Mmabatho Montsho master of all she surveys
Is there anything Mmabatho Montsho can't do? She currently has viewers glued to TV screens with her unflinching role in prison drama Lockdown. She just wrapped production last Friday on her film directorial effort. Today, she unveils her solo art exhibition.
Montsho is undoubtedly one of the busiest women on Earth, so much that catching her on the phone proves to be more of a mission impossible than Tom Cruise's thrilling hunt in the classic franchise.
We eventually settle on a 15-minute telephonic chat on a windy Tuesday afternoon. She's multitasking as we talk; pacing around and giving orders - at least judging by the cellphone ambient echo.
Before we are cut short, because duty calls, she offers me a florid view into her world. "I just finished shooting a film with a similar theme, so I'm only getting a chance now to focus on this exhibition," she explains.
"Yesterday I was freaking out, but the nerves are better now after seeing the space."
As it would be expected with many creatives putting out a new piece of art, it takes Montsho almost a minute struggling to put into words the inspiration behind the exhibition. After all, art defies easy interpretation and the answer is always complex.
Titled Manyano, the 20-piece exhibition features a series of oil paintings by Montsho depicting the spirit, defiance and strength of the Manyano women of the Methodist Church.
The exhibition is open to the public at Constitution Hill Women's Jail located in the heart of Johannesburg for the duration of Women's Month.
Montsho reveals that she was first approached last year to curate an exhibition, but she passed on the opportunity because "I wanted to be in the right head space".
"My mom, grandmother and great-grandmother all form part of the Manyano women. But how it all started to become artwork is that I had visions which I thought were ideas for a story, they wouldn't go away," she recalls.
"They were only resolved when I started painting or drawing them. It was a spiritual thing, it was never completely intellectual. Then I started doing research on these women, that it was a patriarchal disrupting movement within the church because back then women were not allowed to lead anything in the church. So the women organised themselves into a group that could have its own mission."
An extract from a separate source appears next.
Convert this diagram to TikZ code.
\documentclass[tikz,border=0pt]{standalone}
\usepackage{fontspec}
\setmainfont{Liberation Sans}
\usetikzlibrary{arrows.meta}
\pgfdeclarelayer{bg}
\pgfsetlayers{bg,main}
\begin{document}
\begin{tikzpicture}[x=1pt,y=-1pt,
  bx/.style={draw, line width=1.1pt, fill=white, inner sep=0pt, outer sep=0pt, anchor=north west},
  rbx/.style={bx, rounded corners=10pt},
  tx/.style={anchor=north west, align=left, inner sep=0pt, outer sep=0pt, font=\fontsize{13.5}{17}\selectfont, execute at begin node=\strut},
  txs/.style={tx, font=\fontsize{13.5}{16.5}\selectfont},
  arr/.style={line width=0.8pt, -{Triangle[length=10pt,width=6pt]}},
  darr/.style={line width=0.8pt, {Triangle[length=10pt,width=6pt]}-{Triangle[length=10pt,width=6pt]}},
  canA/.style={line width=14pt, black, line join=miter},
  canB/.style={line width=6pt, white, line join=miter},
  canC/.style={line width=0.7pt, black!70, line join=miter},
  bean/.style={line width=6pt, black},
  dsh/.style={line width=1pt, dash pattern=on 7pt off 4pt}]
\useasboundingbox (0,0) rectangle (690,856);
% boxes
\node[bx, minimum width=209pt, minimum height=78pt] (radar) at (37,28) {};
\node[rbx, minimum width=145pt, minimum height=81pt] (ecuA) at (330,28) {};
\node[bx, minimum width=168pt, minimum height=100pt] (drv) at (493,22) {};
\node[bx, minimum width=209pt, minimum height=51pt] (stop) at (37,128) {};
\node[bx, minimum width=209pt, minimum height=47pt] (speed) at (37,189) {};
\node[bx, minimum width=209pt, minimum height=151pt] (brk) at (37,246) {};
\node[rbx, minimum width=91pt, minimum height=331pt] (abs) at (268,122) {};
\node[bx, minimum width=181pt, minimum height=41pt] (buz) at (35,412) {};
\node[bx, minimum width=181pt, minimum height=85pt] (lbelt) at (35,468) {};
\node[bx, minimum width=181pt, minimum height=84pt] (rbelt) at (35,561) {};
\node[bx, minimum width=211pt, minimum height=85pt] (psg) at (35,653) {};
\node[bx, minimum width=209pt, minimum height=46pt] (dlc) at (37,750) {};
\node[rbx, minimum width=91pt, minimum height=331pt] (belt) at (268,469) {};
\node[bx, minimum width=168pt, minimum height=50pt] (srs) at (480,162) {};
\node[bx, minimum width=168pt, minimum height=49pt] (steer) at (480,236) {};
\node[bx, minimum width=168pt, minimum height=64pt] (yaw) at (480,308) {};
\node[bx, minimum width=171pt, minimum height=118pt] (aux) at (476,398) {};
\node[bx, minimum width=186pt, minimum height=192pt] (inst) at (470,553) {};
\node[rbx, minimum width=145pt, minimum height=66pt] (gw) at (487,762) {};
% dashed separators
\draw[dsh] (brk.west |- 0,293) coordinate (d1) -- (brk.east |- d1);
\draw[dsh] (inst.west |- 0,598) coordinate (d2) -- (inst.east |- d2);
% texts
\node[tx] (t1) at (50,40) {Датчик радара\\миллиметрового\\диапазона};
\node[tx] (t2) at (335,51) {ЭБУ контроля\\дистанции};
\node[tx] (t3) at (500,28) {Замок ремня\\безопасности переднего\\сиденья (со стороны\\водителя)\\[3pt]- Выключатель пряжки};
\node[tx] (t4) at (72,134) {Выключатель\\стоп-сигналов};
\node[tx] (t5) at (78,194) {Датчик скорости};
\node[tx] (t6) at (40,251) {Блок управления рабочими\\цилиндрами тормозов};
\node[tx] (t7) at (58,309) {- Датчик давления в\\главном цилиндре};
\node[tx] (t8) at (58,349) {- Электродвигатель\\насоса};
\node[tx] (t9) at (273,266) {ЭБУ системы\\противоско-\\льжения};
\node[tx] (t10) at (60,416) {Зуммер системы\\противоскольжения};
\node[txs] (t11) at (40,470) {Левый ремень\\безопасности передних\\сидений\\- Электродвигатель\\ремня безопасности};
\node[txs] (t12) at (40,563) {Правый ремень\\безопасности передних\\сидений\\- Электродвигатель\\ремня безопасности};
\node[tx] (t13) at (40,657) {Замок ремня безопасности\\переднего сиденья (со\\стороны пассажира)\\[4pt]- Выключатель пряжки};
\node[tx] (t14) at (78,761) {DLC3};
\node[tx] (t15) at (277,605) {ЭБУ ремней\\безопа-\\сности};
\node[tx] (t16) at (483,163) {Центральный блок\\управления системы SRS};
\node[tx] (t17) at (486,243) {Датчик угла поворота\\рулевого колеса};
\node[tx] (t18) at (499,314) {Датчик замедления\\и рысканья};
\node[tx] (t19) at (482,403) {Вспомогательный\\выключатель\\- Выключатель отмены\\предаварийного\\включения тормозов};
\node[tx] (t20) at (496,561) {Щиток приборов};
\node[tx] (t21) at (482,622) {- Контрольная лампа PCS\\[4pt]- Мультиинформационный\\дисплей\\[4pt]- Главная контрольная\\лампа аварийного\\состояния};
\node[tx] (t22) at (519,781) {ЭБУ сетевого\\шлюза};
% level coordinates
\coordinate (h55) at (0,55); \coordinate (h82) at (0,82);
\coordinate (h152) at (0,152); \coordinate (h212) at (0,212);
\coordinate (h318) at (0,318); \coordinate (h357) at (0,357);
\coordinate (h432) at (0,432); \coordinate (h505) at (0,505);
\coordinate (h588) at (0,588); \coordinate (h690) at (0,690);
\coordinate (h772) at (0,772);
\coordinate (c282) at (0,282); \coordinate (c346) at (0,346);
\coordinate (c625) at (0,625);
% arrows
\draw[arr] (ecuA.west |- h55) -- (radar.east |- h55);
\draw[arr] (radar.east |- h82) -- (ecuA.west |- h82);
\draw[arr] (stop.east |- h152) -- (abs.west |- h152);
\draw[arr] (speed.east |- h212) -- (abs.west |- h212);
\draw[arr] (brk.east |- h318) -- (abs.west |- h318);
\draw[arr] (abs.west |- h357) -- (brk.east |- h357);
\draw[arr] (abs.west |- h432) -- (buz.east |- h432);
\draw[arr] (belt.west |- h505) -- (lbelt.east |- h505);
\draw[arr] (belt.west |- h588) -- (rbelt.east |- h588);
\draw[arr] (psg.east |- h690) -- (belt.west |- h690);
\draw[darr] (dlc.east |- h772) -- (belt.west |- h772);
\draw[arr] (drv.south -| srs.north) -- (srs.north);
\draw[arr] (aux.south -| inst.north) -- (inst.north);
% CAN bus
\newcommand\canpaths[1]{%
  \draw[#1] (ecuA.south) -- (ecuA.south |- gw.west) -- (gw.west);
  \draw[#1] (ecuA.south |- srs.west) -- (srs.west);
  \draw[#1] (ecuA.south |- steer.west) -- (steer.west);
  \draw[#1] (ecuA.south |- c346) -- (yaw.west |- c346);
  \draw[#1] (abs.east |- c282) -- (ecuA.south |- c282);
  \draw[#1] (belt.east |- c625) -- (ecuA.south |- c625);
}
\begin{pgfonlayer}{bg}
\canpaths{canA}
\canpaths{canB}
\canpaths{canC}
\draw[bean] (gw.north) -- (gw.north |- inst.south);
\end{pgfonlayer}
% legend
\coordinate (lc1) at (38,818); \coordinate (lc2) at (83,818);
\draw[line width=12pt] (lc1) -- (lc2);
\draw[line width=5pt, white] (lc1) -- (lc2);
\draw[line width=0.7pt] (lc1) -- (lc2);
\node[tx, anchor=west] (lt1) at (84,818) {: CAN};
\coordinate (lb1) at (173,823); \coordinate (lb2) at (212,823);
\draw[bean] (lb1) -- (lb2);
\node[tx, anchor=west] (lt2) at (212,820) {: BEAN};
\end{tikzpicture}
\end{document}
Her love for art dates back to primary school. She has been a painter all her life and as she points out to me her first art award was in Grade 1.
For Montsho, sharing her artwork with the world for the first time during Women's Month was not a deal breaker.
"I worry sometimes about certain things only happening because it's Women's Month.
"We should be able to find strong expressions every time of the year. Spaces should not only be open to us just because it's Women's Month."
Keeping with the religious motif, Montsho just produced, wrote and directed a 24-minute short film under the working title Joko Ya Hao with singer Simphiwe Dana in the lead. "It's inspired by the legacy of Winnie Mandela. It's a completely fictional story, which I set in a church to sort of explore the role of human leadership in a church.
"The lead is breathtakingly played by Simphiwe Dana as a woman in the 1960s who wants to become a priest. She's brilliant. We set it in a time of forced removals and it explores the role of the church during political strive."
Montsho was last seen in front of the camera in the 2016 romantic film Happiness is a Four-Letter Word. Last month she broke her acting hiatus as criminal psychologist Phindi Mazibuko in Mzansi Magic drama Lockdown. She has served as head writer for three seasons of the show created by Mandla N.
"I was writing on the show and Mandla suggested that I play the role. I thought I would side-step him but before I knew it was too late and we were shooting."